According to biographers at the American Memory project at the Library of Congress, John Burroughs was the most important practitioner after Henry David Thoreau of that especially American literary genre, the nature essay. By the turn of the 20th century he had become a virtual cultural institution[peacock term] in his own right: the Grand Old Man of Nature at a time when the American romance with the idea of nature, and the American conservation movement, had come fully into their own. His extraordinary popularity and popular visibility were sustained by a prolific stream of essay collections, beginning with Wake-Robin in 1871.

In the words of his biographer Edward Renehan, Burroughs' special identity was less that of a scientific naturalist than that of "a literary naturalist with a duty to record his own unique perceptions of the natural world." The result was a body of work whose perfect resonance with the tone of its cultural moment perhaps explains both its enormous popularity at that time, and its relative obscurity since.

Since his death in 1921, John Burroughs has been commemorated by the John Burroughs Association.

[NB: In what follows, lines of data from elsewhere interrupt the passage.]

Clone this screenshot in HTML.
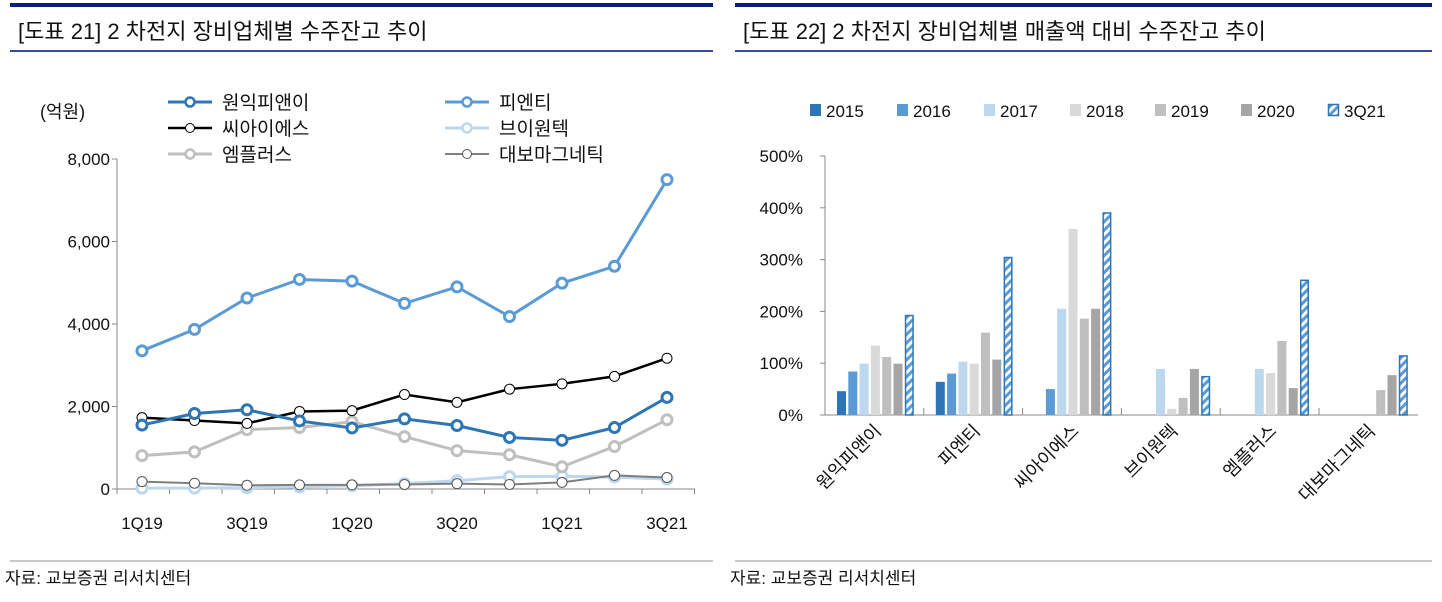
<!DOCTYPE html>
<html><head><meta charset="utf-8"><style>
html,body{margin:0;padding:0;background:#fff;}
svg{display:block;font-family:"Liberation Sans","Noto Sans CJK KR",sans-serif;}
</style></head><body>
<svg id="s" width="1442" height="602" viewBox="0 0 1442 602" xmlns="http://www.w3.org/2000/svg">
<rect x="10" y="3" width="703" height="4" fill="#0b1f7a"/>
<rect x="735" y="3" width="697" height="4" fill="#0b1f7a"/>
<rect x="10" y="50" width="703" height="2" fill="#3a4a9a"/>
<rect x="735" y="50" width="697" height="2" fill="#3a4a9a"/>
<text x="18" y="39" font-size="22" fill="#111">[도표 21] 2 차전지 장비업체별 수주잔고 추이</text>
<text x="743" y="39" font-size="22" fill="#111">[도표 22] 2 차전지 장비업체별 매출액 대비 수주잔고 추이</text>
<rect x="10" y="560" width="703" height="2" fill="#c8c8c8"/>
<rect x="735" y="560" width="697" height="2" fill="#c8c8c8"/>
<text x="5" y="584" font-size="17" fill="#111">자료: 교보증권 리서치센터</text>
<text x="730" y="584" font-size="17" fill="#111">자료: 교보증권 리서치센터</text>
<text x="40" y="118" font-size="18" fill="#111">(억원)</text>
<g id="L"></g><g id="R"></g>
</svg>
<script>
const lineCats=['1Q19','2Q19','3Q19','4Q19','1Q20','2Q20','3Q20','4Q20','1Q21','2Q21','3Q21'];
const lineTicks=[0,2000,4000,6000,8000];
const wonik=[1550,1830,1920,1650,1480,1700,1540,1250,1180,1490,2220];
const pnt=[3350,3870,4630,5080,5040,4500,4900,4180,4990,5400,7500];
const cis=[1730,1660,1590,1880,1900,2290,2100,2420,2550,2730,3170];
const mplus=[810,900,1440,1490,1630,1270,930,830,540,1030,1680];
const vone=[20,20,30,50,80,130,200,300,310,290,240];
const daebo=[180,140,90,100,100,110,130,110,160,330,280];

const barCats=['원익피앤이','피엔티','씨아이에스','브이원텍','엠플러스','대보마그네틱'];
const barYears=['2015','2016','2017','2018','2019','2020','3Q21'];
const barTicks=[0,100,200,300,400,500];
const v2015=[46,64,null,null,null,null];
const v2016=[84,80,50,null,null,null];
const v2017=[99,103,205,89,89,null];
const v2018=[134,99,359,12,81,null];
const v2019=[112,159,186,33,143,48];
const v2020=[99,107,205,89,52,77];
const v3Q21=[192,304,390,74,260,114];

const NS='http://www.w3.org/2000/svg';
function mk(p,t,a,txt){const e=document.createElementNS(NS,t);for(const k in a)e.setAttribute(k,a[k]);if(txt!=null)e.textContent=txt;p.appendChild(e);return e;}
const L=document.getElementById('L'),R=document.getElementById('R');

// left chart
const ly=v=>489-v/8000*330, lx=i=>142+i*52.5;
mk(L,'line',{x1:117,y1:159,x2:117,y2:489,stroke:'#888','stroke-width':1});
mk(L,'line',{x1:117,y1:489,x2:695,y2:489,stroke:'#888','stroke-width':1});
lineTicks.forEach(t=>{
 const g=mk(L,'g',{});
 
 
 mk(g,'line',{x1:112,y1:ly(t),x2:117,y2:ly(t),stroke:'#888'});
 mk(g,'text',{x:110,y:ly(t)+6,'text-anchor':'end','font-size':17,fill:'#111'},t.toLocaleString('en-US'));
});
for(let i=0;i<=11;i++){const x=117+i*52.5;mk(L,'line',{x1:x,y1:489,x2:x,y2:494,stroke:'#888'});}
lineCats.forEach((c,i)=>{if(i%2==0){const t=mk(L,'text',{x:lx(i),y:529,'text-anchor':'middle','font-size':17,fill:'#111'},c);
 
 }});
const series=[
 {n:'원익피앤이',d:wonik,c:'#2e75b6',w:3,r:5,sw:3,lx:168,ly:102},
 {n:'피엔티',d:pnt,c:'#5b9bd5',w:3,r:5,sw:3,lx:445,ly:102},
 {n:'씨아이에스',d:cis,c:'#000',w:2.5,r:5,sw:1,lx:168,ly:128},
 {n:'브이원텍',d:vone,c:'#bdd7ee',w:3,r:5,sw:3,lx:445,ly:128},
 {n:'엠플러스',d:mplus,c:'#bfbfbf',w:3,r:5,sw:3,lx:168,ly:154},
 {n:'대보마그네틱',d:daebo,c:'#7f7f7f',w:2,r:5,sw:1,lx:445,ly:154}];
[3,5,4,2,0,1].forEach(k=>{const s=series[k];
 const g=mk(L,'g',{});
 
 
 mk(g,'polyline',{points:s.d.map((v,i)=>lx(i)+','+ly(v)).join(' '),fill:'none',stroke:s.c,'stroke-width':s.w});
 s.d.forEach((v,i)=>mk(g,'circle',{cx:lx(i),cy:ly(v),r:s.r,fill:'#fff',stroke:s.sw==1?(k==2?'#000':'#555'):s.c,'stroke-width':s.sw}));
});
series.forEach((s,k)=>{
 const g=mk(L,'g',{});
 
 
 mk(g,'line',{x1:s.lx,y1:s.ly,x2:s.lx+44,y2:s.ly,stroke:s.c,'stroke-width':s.w});
 mk(g,'circle',{cx:s.lx+22,cy:s.ly,r:4.5,fill:'#fff',stroke:s.sw==1?(k==2?'#000':'#555'):s.c,'stroke-width':s.sw==1?1:2.5});
 mk(g,'text',{x:s.lx+54,y:s.ly+7,'font-size':19,fill:'#111'},s.n);
});

// right chart
const defs=mk(R,'defs',{});
const pat=mk(defs,'pattern',{id:'hatch',width:6,height:6,patternUnits:'userSpaceOnUse',patternTransform:'rotate(-45)'});
mk(pat,'rect',{width:6,height:6,fill:'#fff'});
mk(pat,'rect',{width:6,height:3,fill:'#5b9bd5'});
const y0=415, ry=v=>y0-v/100*51.8, cw=98.8, rx0=825, bstep=11.3, bw=9, boff=12;
mk(R,'line',{x1:825,y1:156,x2:825,y2:y0,stroke:'#888'});
mk(R,'line',{x1:825,y1:y0,x2:1418,y2:y0,stroke:'#888'});
barTicks.forEach(t=>{
 const g=mk(R,'g',{});
 
 
 mk(g,'line',{x1:820,y1:ry(t),x2:825,y2:ry(t),stroke:'#888'});
 mk(g,'text',{x:803,y:ry(t)+6,'text-anchor':'end','font-size':17,fill:'#111'},t+'%');
});
for(let i=1;i<6;i++){const x=rx0+i*cw;mk(R,'line',{x1:x,y1:y0-7,x2:x,y2:y0,stroke:'#888'});}
const cols=['#2e75b6','#5b9bd5','#bdd7ee','#d9d9d9','#bfbfbf','#a5a5a5','hatch'];
const vals=[v2015,v2016,v2017,v2018,v2019,v2020,v3Q21];
vals.forEach((arr,j)=>{arr.forEach((v,i)=>{if(v==null)return;
 const x=rx0+i*cw+boff+j*bstep;
 let r;
 if(cols[j]=='hatch') r=mk(R,'rect',{x:x+0.75,y:ry(v),width:bw-1.5,height:y0-ry(v),fill:'url(#hatch)',stroke:'#2e75b6','stroke-width':1.5});
 else r=mk(R,'rect',{x:x,y:ry(v),width:bw,height:y0-ry(v),fill:cols[j]});
 
 
});});
barCats.forEach((c,i)=>{const cx=rx0+i*cw+cw/2+8;
 const t=mk(R,'text',{x:cx,y:432,'text-anchor':'end','font-size':18,fill:'#111',transform:`rotate(-45 ${cx} 432)`},c);
 
 
});
const legX=[810,897,984,1070,1155,1241,1328];
barYears.forEach((y,j)=>{
 const g=mk(R,'g',{});
 
 
 if(cols[j]=='hatch') mk(g,'rect',{x:legX[j]+0.5,y:104.5,width:10,height:11,fill:'url(#hatch)',stroke:'#2e75b6','stroke-width':1.5});
 else mk(g,'rect',{x:legX[j],y:104,width:11,height:12,fill:cols[j]});
 mk(g,'text',{x:legX[j]+16,y:117,'font-size':17,fill:'#111'},y);
});
</script>
</body></html>
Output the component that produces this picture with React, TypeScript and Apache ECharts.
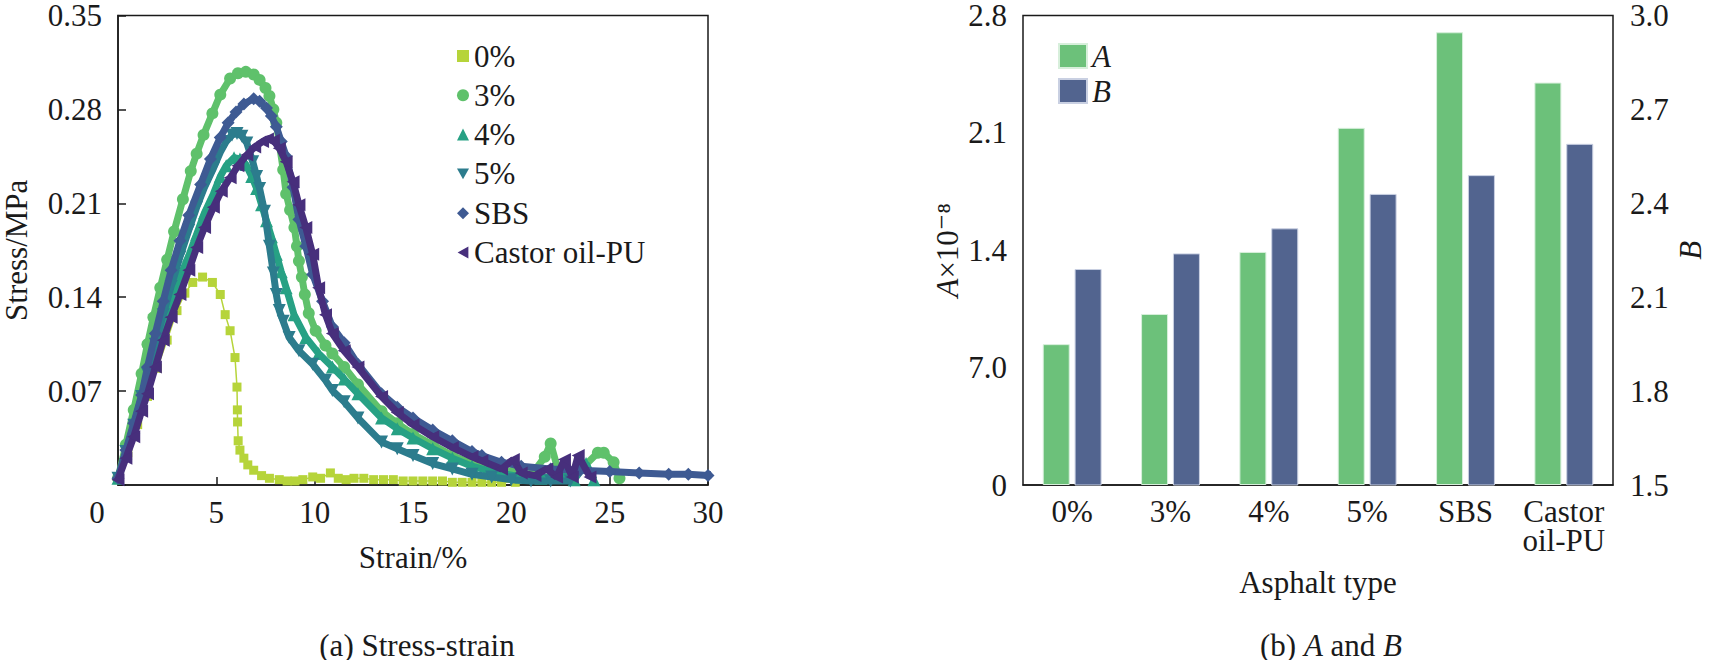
import React, { useEffect, useRef } from "react";
import * as echarts from "echarts";

// ---------- Data: stress-strain curves [strain %, stress MPa] ----------
const seriesNames = ["0%", "3%", "4%", "5%", "SBS", "Castor oil-PU"];
const seriesColors = ["#b6d43a", "#5fc16b", "#27a184", "#2c7c8d", "#3e5a93", "#472f7c"];

const curve0: [number, number][] = [
  [0, 0.004], [0.5, 0.024], [1, 0.045], [1.5, 0.066], [2, 0.087], [2.5, 0.108], [3, 0.13],
  [3.4, 0.143], [3.8, 0.151], [4.3, 0.155], [4.8, 0.151], [5.2, 0.142], [5.45, 0.127],
  [5.7, 0.115], [5.95, 0.095], [6.05, 0.073], [6.07, 0.056], [6.08, 0.047], [6.11, 0.033],
  [6.2, 0.026], [6.4, 0.02], [6.6, 0.015], [6.9, 0.011], [7.3, 0.007], [7.7, 0.005],
  [8.2, 0.004], [8.6, 0.003], [9.0, 0.003], [9.4, 0.004], [9.9, 0.006], [10.3, 0.005],
  [10.8, 0.009], [11.2, 0.005], [11.6, 0.004], [12.0, 0.005], [12.5, 0.005], [13.0, 0.004],
  [13.5, 0.004], [14.0, 0.004], [14.5, 0.003], [15.0, 0.003], [15.5, 0.003], [16.0, 0.003],
  [16.5, 0.003], [17.0, 0.002], [17.5, 0.002], [18.0, 0.002], [18.5, 0.002], [19.0, 0.002],
  [19.5, 0.002], [20.2, 0.002],
];
const curve3: [number, number][] = [
  [0, 0.005], [0.4, 0.03], [0.8, 0.056], [1.2, 0.083], [1.5, 0.105], [1.8, 0.125], [2.15, 0.147],
  [2.5, 0.168], [2.85, 0.189], [3.3, 0.213], [3.7, 0.234], [4.0, 0.247], [4.35, 0.261],
  [4.8, 0.277], [5.2, 0.291], [5.7, 0.303], [6.1, 0.307], [6.5, 0.308], [6.9, 0.306],
  [7.2, 0.302], [7.5, 0.296], [7.7, 0.29], [7.9, 0.28], [8.05, 0.27], [8.2, 0.255],
  [8.4, 0.235], [8.55, 0.217], [8.75, 0.205], [8.97, 0.192], [9.1, 0.178], [9.2, 0.167],
  [9.35, 0.155], [9.5, 0.142], [9.7, 0.128], [10.05, 0.115], [10.55, 0.104], [10.9, 0.098],
  [11.5, 0.088], [12.2, 0.075], [13.4, 0.055], [14.2, 0.046], [15, 0.038], [16, 0.03],
  [17, 0.022], [18, 0.016], [19, 0.012], [20, 0.009], [21, 0.007], [21.7, 0.021], [22, 0.031],
  [22.4, 0.01], [23, 0.008], [23.7, 0.014], [24.4, 0.024], [24.7, 0.024], [25.2, 0.017],
  [25.5, 0.005],
];
const curve4: [number, number][] = [
  [0, 0.005], [0.4, 0.024], [0.8, 0.043], [1.2, 0.063], [1.5, 0.08], [1.9, 0.1], [2.3, 0.118],
  [2.7, 0.136], [3.15, 0.155], [3.6, 0.171], [4.0, 0.187], [4.4, 0.203], [4.85, 0.217],
  [5.2, 0.23], [5.5, 0.238], [5.9, 0.244], [6.2, 0.243], [6.5, 0.239], [6.8, 0.23],
  [7.05, 0.221], [7.3, 0.209], [7.55, 0.197], [7.8, 0.185], [8.05, 0.172], [8.3, 0.159],
  [8.55, 0.147], [8.95, 0.127], [9.55, 0.11], [10.2, 0.098], [10.9, 0.088], [11.5, 0.079],
  [12.2, 0.068], [13.4, 0.05], [14.2, 0.042], [15, 0.035], [16, 0.027], [17, 0.02],
  [18, 0.014], [19, 0.01], [20.5, 0.006], [21.5, 0.005], [22.5, 0.008], [23.2, 0.004],
  [23.8, 0.016], [24.2, 0.004],
];
const curve5: [number, number][] = [
  [0, 0.005], [0.4, 0.025], [0.8, 0.0445], [1.2, 0.066], [1.5, 0.083], [1.9, 0.105], [2.3, 0.127],
  [2.7, 0.148], [3.15, 0.17], [3.6, 0.19], [4.0, 0.207], [4.4, 0.222], [4.85, 0.236],
  [5.2, 0.248], [5.5, 0.256], [5.8, 0.261], [6.05, 0.262], [6.3, 0.26], [6.55, 0.255],
  [6.85, 0.241], [7.05, 0.23], [7.2, 0.221], [7.45, 0.204], [7.7, 0.178], [7.9, 0.158],
  [8.05, 0.142], [8.2, 0.13], [8.4, 0.122], [8.7, 0.11], [9.2, 0.1], [9.9, 0.09],
  [10.55, 0.078], [10.9, 0.0705], [11.5, 0.062], [12.2, 0.05], [13.4, 0.032], [14.2, 0.027],
  [15, 0.022], [16, 0.016], [17, 0.012], [18, 0.008], [19, 0.006], [20, 0.004], [21, 0.003],
  [22, 0.003], [23, 0.003],
];
const curveSBS: [number, number][] = [
  [0, 0.005], [0.4, 0.026], [0.8, 0.046], [1.2, 0.067], [1.5, 0.088], [1.9, 0.113], [2.3, 0.137],
  [2.7, 0.16], [3.15, 0.182], [3.6, 0.201], [4.2, 0.224], [4.7, 0.243], [5.2, 0.259],
  [5.6, 0.27], [6.0, 0.278], [6.4, 0.284], [6.9, 0.288], [7.2, 0.286], [7.55, 0.281],
  [7.8, 0.275], [8.05, 0.267], [8.3, 0.256], [8.55, 0.245], [8.9, 0.222], [9.2, 0.198],
  [9.55, 0.178], [9.9, 0.157], [10.4, 0.137], [10.9, 0.118], [11.5, 0.106], [12.2, 0.09],
  [13.4, 0.068], [14.2, 0.058], [15, 0.05], [16, 0.041], [17, 0.033], [18, 0.025],
  [18.5, 0.022], [19.5, 0.017], [20.5, 0.014], [22, 0.012], [23.5, 0.011], [25, 0.01],
  [26.5, 0.009], [28, 0.008], [29, 0.008], [30, 0.007], [30.2, 0.008],
];
const curveCastor: [number, number][] = [
  [0, 0.004], [0.4, 0.02], [0.8, 0.036], [1.2, 0.055], [1.5, 0.068], [1.9, 0.088], [2.3, 0.108],
  [2.7, 0.125], [3.15, 0.142], [3.6, 0.16], [4.0, 0.177], [4.4, 0.192], [4.85, 0.207],
  [5.25, 0.219], [5.7, 0.229], [6.1, 0.238], [6.55, 0.246], [6.95, 0.252], [7.35, 0.256],
  [7.6, 0.258], [7.9, 0.257], [8.2, 0.251], [8.55, 0.241], [8.9, 0.226], [9.2, 0.209],
  [9.55, 0.192], [9.9, 0.172], [10.2, 0.147], [10.55, 0.127], [10.9, 0.113], [11.5, 0.1],
  [12.2, 0.088], [13.4, 0.066], [14.2, 0.054], [15, 0.045], [16, 0.036], [17, 0.028],
  [18, 0.021], [18.5, 0.018], [19.5, 0.012], [20.1, 0.019], [20.5, 0.009], [21.2, 0.007],
  [21.8, 0.012], [22.3, 0.006], [22.7, 0.019], [23.1, 0.006], [23.4, 0.022], [24.0, 0.006],
];
const curves = [curve0, curve3, curve4, curve5, curveSBS, curveCastor];
const curveSymbols = [
  "rect",
  "circle",
  "triangle",
  "path://M0,0 L10,0 L5,9 Z",
  "diamond",
  "path://M10,0 L10,10 L1,5 Z",
];

const strainTicks = { min: 0, max: 30, interval: 5 };
const stressTicks = { min: 0, max: 0.35, interval: 0.07 };

// ---------- Data: A and B bars ----------
const asphaltTypes = ["0%", "3%", "4%", "5%", "SBS", "Castor\noil-PU"];
const valuesA = [0.84, 1.02, 1.39, 2.13, 2.7, 2.4];
const valuesB = [2.19, 2.24, 2.32, 2.43, 2.49, 2.59];
const leftTickLabels = ["0", "7.0", "1.4", "2.1", "2.8"];
const colorA = "#6cc17a";
const colorB = "#52648f";

const FONT = "'Liberation Serif', 'Times New Roman', 'DejaVu Serif', serif";
const FS = 31;
const INK = "#1a1a1a";

export default function App() {
  const ref = useRef<HTMLDivElement>(null);

  useEffect(() => {
    document.body.style.margin = "0";
    if (!ref.current) return;
    const chart = echarts.init(ref.current, null, { renderer: "svg" });

    const labelStyle = { fontFamily: FONT, fontSize: FS, color: INK };
    const nameStyle = { fontFamily: FONT, fontSize: FS, color: INK };
    const italic = { fontFamily: FONT, fontSize: FS, fontStyle: "italic", color: INK };

    const lineSeries = curves.map((c, i) => ({
      name: seriesNames[i],
      type: "line",
      xAxisIndex: 0,
      yAxisIndex: 0,
      data: c,
      showAllSymbol: true,
      symbol: curveSymbols[i],
      symbolSize: i === 0 ? 9 : i === 1 ? 12 : 13,
      itemStyle: { color: seriesColors[i] },
      lineStyle: { color: seriesColors[i], width: i === 0 ? 1.5 : 7 },
      z: 2 + i,
    }));

    const option: any = {
      animation: false,
      textStyle: { fontFamily: FONT },
      title: [
        {
          text: "(a) Stress-strain",
          left: 412,
          top: 625,
          textAlign: "center",
          textStyle: { fontFamily: FONT, fontSize: FS, fontWeight: "normal", color: INK },
        },
        {
          text: "(b) {i|A} and {i|B}",
          left: 1326,
          top: 625,
          textAlign: "center",
          textStyle: {
            fontFamily: FONT,
            fontSize: FS,
            fontWeight: "normal",
            color: INK,
            rich: { i: italic },
          },
        },
      ],
      legend: [
        {
          orient: "vertical",
          left: 452,
          top: 35,
          itemWidth: 12,
          itemHeight: 12,
          itemGap: 7.3,
          textStyle: { fontFamily: FONT, fontSize: FS, color: INK, lineHeight: 32 },
          data: seriesNames.map((n, i) => ({ name: n, icon: curveSymbols[i] })),
        },
        {
          orient: "vertical",
          left: 1053,
          top: 35,
          itemWidth: 28,
          itemHeight: 24,
          itemGap: 3,
          formatter: (n: string) => `{i|${n}}`,
          textStyle: {
            fontFamily: FONT,
            fontSize: FS,
            color: INK,
            lineHeight: 32,
            rich: { i: italic },
          },
          data: [
            { name: "A", icon: "rect" },
            { name: "B", icon: "rect" },
          ],
        },
      ],
      grid: [
        { left: 115, top: 13, width: 593, height: 472, show: true, borderColor: INK, borderWidth: 1.5, containLabel: false },
        { left: 1023, top: 13, width: 590, height: 472, show: true, borderColor: INK, borderWidth: 1.5, containLabel: false },
      ],
      xAxis: [
        {
          type: "value",
          gridIndex: 0,
          ...strainTicks,
          name: "Strain/%",
          nameLocation: "middle",
          nameGap: 57,
          nameTextStyle: nameStyle,
          axisLine: { lineStyle: { color: INK, width: 1.5 } },
          axisTick: { inside: true, length: 8, lineStyle: { color: INK, width: 1.5 } },
          splitLine: { show: false },
          axisLabel: {
            ...labelStyle,
            margin: 12,
            formatter: (v: number) => (v === 0 ? "{z|0}" : String(v)),
            rich: { z: { fontFamily: FONT, fontSize: FS, color: INK, padding: [0, 42, 0, 0] } },
          },
        },
        {
          type: "category",
          gridIndex: 1,
          data: asphaltTypes,
          name: "Asphalt type",
          nameLocation: "middle",
          nameGap: 82,
          nameTextStyle: nameStyle,
          axisLine: { lineStyle: { color: INK, width: 1.5 } },
          axisTick: { show: false },
          axisLabel: { ...labelStyle, margin: 12, lineHeight: 29, interval: 0 },
        },
      ],
      yAxis: [
        {
          type: "value",
          gridIndex: 0,
          ...stressTicks,
          name: "Stress/MPa",
          nameLocation: "middle",
          nameGap: 86,
          nameTextStyle: nameStyle,
          axisLine: { lineStyle: { color: INK, width: 1.5 } },
          axisTick: { inside: true, length: 8, lineStyle: { color: INK, width: 1.5 } },
          splitLine: { show: false },
          axisLabel: {
            ...labelStyle,
            margin: 16,
            lineHeight: 24,
            formatter: (v: number) => (v === 0 ? "" : v.toFixed(2)),
          },
        },
        {
          type: "value",
          gridIndex: 1,
          min: 0,
          max: 2.8,
          interval: 0.7,
          position: "left",
          name: "{i|A}×10⁻⁸",
          nameLocation: "middle",
          nameGap: 60,
          nameTextStyle: { ...nameStyle, rich: { i: italic } },
          axisLine: { lineStyle: { color: INK, width: 1.5 } },
          axisTick: { inside: true, length: 8, lineStyle: { color: INK, width: 1.5 } },
          splitLine: { show: false },
          axisLabel: {
            ...labelStyle,
            margin: 16,
            lineHeight: 24,
            formatter: (v: number) => leftTickLabels[Math.round(v / 0.7)] ?? "",
          },
        },
        {
          type: "value",
          gridIndex: 1,
          min: 1.5,
          max: 3.0,
          interval: 0.3,
          position: "right",
          name: "B",
          nameLocation: "middle",
          nameGap: 62,
          nameTextStyle: { ...nameStyle, fontStyle: "italic" },
          axisLine: { lineStyle: { color: "#6b748f", width: 1.5 } },
          axisTick: { inside: true, length: 8, lineStyle: { color: "#6b748f", width: 1.5 } },
          splitLine: { show: false },
          axisLabel: {
            ...labelStyle,
            margin: 17,
            lineHeight: 24,
            formatter: (v: number) => v.toFixed(1),
          },
        },
      ],
      series: [
        ...lineSeries,
        {
          name: "A",
          type: "bar",
          xAxisIndex: 1,
          yAxisIndex: 1,
          data: valuesA,
          barWidth: 27,
          barGap: "18%",
          itemStyle: { color: colorA, borderColor: "#d7efdb", borderWidth: 1 },
        },
        {
          name: "B",
          type: "bar",
          xAxisIndex: 1,
          yAxisIndex: 2,
          data: valuesB,
          barWidth: 27,
          barGap: "18%",
          clip: true,
          itemStyle: { color: colorB, borderColor: "#c9d0e2", borderWidth: 1 },
        },
      ],
    };

    chart.setOption(option);
    return () => chart.dispose();
  }, []);

  return <div ref={ref} style={{ width: 1713, height: 660 }} />;
}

The association maintains the John Burroughs Sanctuary in Esopus, New York, a 170 acre plot of land surrounding Slabsides, and awards a medal each year to "the author of a distinguished book of natural history".

Twelve U.S. schools have been named after Burroughs, including public elementary schools in Washington, DC and Minneapolis, Minnesota, public middle schools in Milwaukee, Wisconsin and Los Angeles, California, a public high school in Burbank, California, and a private secondary school, John Burroughs School, in St. Louis, Missouri. Burroughs Mountain in Mount Rainier National Park is named in his honor.There was a medal named after John Burroughs and the John Burroughs Association publicly recognizes well-written and illustrated natural history publications. Each year the Burroughs medal is awarded to the author of a distinguished book of natural history, with the presentation made during the Association's annual meeting on the first Monday of April.